I'm not sure who to blame. His mother, perhaps, or the public school system. But it turns out that my son—days away from graduating from high school—does not know how to send mail through the U.S. Postal Service.
I am not making this up.
The boy has a smartphone, a tablet and a laptop, does some basic coding, is pretty good at computer-assisted design and gets excellent grades. He can bang out what appears to be 60 words per minute using only his thumbs. But a letter? Forget about it—he doesn't even know how to properly address an envelope.
The Mysteries Of Snail Mail
The only reason I discovered this is because his mother and I told him it was appropriate—and highly profitable—to send graduation announcements to his grandparents, aunts and uncles.

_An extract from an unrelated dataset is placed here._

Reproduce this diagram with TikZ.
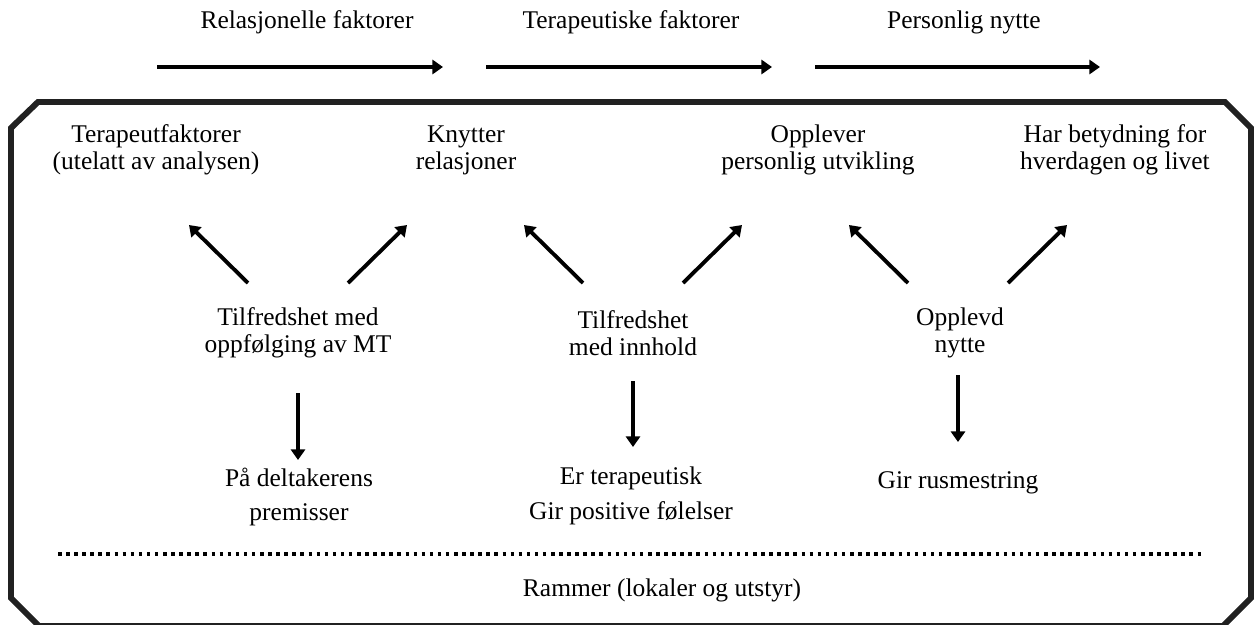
\documentclass[tikz,border=0pt]{standalone}
\usepackage{fontspec}
\setmainfont{Liberation Serif}
\usetikzlibrary{arrows.meta, positioning}

\begin{document}
\begin{tikzpicture}[x=0.02cm, y=-0.02cm, >={Triangle[length=6pt, width=8pt]},
    font=\fontsize{14.5}{15.5}\selectfont,
    txt/.style={align=center, inner sep=0pt},
    arr/.style={->, line width=2.2pt},
    frame/.style={line width=3.4pt, draw=black!87, line join=miter}]
  \useasboundingbox (0,0) rectangle (1255,625);
  % Frame with cut corners
  \draw[frame] (38,102) -- (1225,102) -- (1251,128) -- (1251,598)
    -- (1223,626) -- (39,626) -- (11,598) -- (11,128) -- cycle;
  % Top labels and arrows
  \node[txt] (relf) at (307,22) {Relasjonelle faktorer};
  \node[txt] (terf) at (631,22) {Terapeutiske faktorer};
  \node[txt] (pers) at (964,22) {Personlig nytte};
  \coordinate (r1) at (157,67);  \coordinate (r2) at (443,67);
  \coordinate (t1) at (486,67);  \coordinate (t2) at (772,67);
  \coordinate (p1) at (815,67);  \coordinate (p2) at (1100,67);
  \draw[arr] (r1) -- (r2);
  \draw[arr] (t1) -- (t2);
  \draw[arr] (p1) -- (p2);
  % Top row
  \node[txt] (tfak) at (156,150) {Terapeutfaktorer\\(utelatt av analysen)};
  \node[txt] (knyt) at (466,150) {Knytter\\relasjoner};
  \node[txt] (oppl) at (818,150) {Opplever\\personlig utvikling};
  \node[txt] (hver) at (1115,150) {Har betydning for\\hverdagen og livet};
  % Middle row
  \node[txt] (sat) at (298,333) {Tilfredshet med\\oppfølging av MT};
  \node[txt] (inn) at (633,333) {Tilfredshet\\med innhold};
  \node[txt] (nyt) at (960,333) {Opplevd\\nytte};
  % Bottom row
  \node[txt] (prem) at (299,497) {På deltakerens\\[4pt]premisser};
  \node[txt] (ter) at (631,496) {Er terapeutisk\\[4pt]Gir positive følelser};
  \node[txt] (rus) at (958,483) {Gir rusmestring};
  % Diagonal arrows
  \foreach \n/\cx in {a/298, b/633, c/958} {
    \coordinate (\n l1) at (\cx-50,283);  \coordinate (\n l2) at (\cx-109,225);
    \coordinate (\n r1) at (\cx+50,283);  \coordinate (\n r2) at (\cx+109,225);
    \draw[arr] (\n l1) -- (\n l2);
    \draw[arr] (\n r1) -- (\n r2);
  }
  % Down arrows
  \coordinate (s1) at (298,393);  \coordinate (s2) at (298,460);
  \coordinate (i1) at (633,381);  \coordinate (i2) at (633,447);
  \coordinate (n1) at (958,375);  \coordinate (n2) at (958,442);
  \draw[arr] (s1) -- (s2);
  \draw[arr] (i1) -- (i2);
  \draw[arr] (n1) -- (n2);
  % Dotted separator and frame conditions
  \coordinate (d1) at (58,554);  \coordinate (d2) at (1203,554);
  \draw[line width=2pt, dash pattern=on 2pt off 2.6pt] (d1) -- (d2);
  \node[txt] (ram) at (662,590) {Rammer (lokaler og utstyr)};
\end{tikzpicture}
\end{document}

I witnessed the entire confounding process.
First, he wrote the mailing address on the top right of the envelope—and only the address, no name. I corrected him, fatherly, handing him a fresh envelope: "The mailing address goes in the center. It has to be personalized."
Success! I then handed him a stamp. This clearly baffled him. The notion of a physical stamp seemed like witchcraft.
"A stamp is required," I continued.
He placed it, carefully, in the top left corner of the envelope.
"That's not where it goes! Don't you know how to mail a letter?" I was beginning to lose patience.
We started again—though I told him he owed me $.50 for the ruined stamp. This time, he printed—his penmanship is atrocious—the name and address, correctly, in the center of the envelope. Next, he carefully placed the stamp, level straight, on the top right, as I instructed.
So far so good: "Now put the return address on the top left." I said. "Print clearly, please."
He stared back at me. "What's a return address?"
He's almost ready to register with the Selective Service and he doesn't know what a return address is!
I breathed in, deeply. "A return address is your address. Our address."
"They're not sending this envelope back to me, are they?" he asked.
"It's required by the Post Office!" I barked.
He rolled his eyes with an obscene level of teenage skepticism, though was wise enough to comply.
I took the completed letter from him, deciding it best that I personally take it to the post office.
What's Happening Here?
How is it possible that the world's most connected, most tech-savvy generation ever does not know how to mail a letter? What else don't they know?
I stopped at the doorway, inspired. "Get your computer. Go to USPS.gov (turns out it's really USPS.com)."
If he saw for himself—on the screen—how to properly mail a letter, maybe he'd get it, I thought.
Unfortunately, the Postal Service doesn't know it has a problem here. We couldn't find any instructions at all on how to mail a letter. Not from the USPS home page, nor from its "Quick Tools" section, nor the SEND MAIL tab, nor even from the FAQs—including the "common questions" section.
"Google it. Google 'how to address a letter'."
The results came back instantly. The very first entry was from the Walter L. Parsley Elementary School. There, with text and pictures, were simple instructions for addressing a letter.
Perhaps it's too late for letter writing, though. If my son could get this far without knowing how to mail a letter, I fear the writing is already on the wall. If not on the envelope.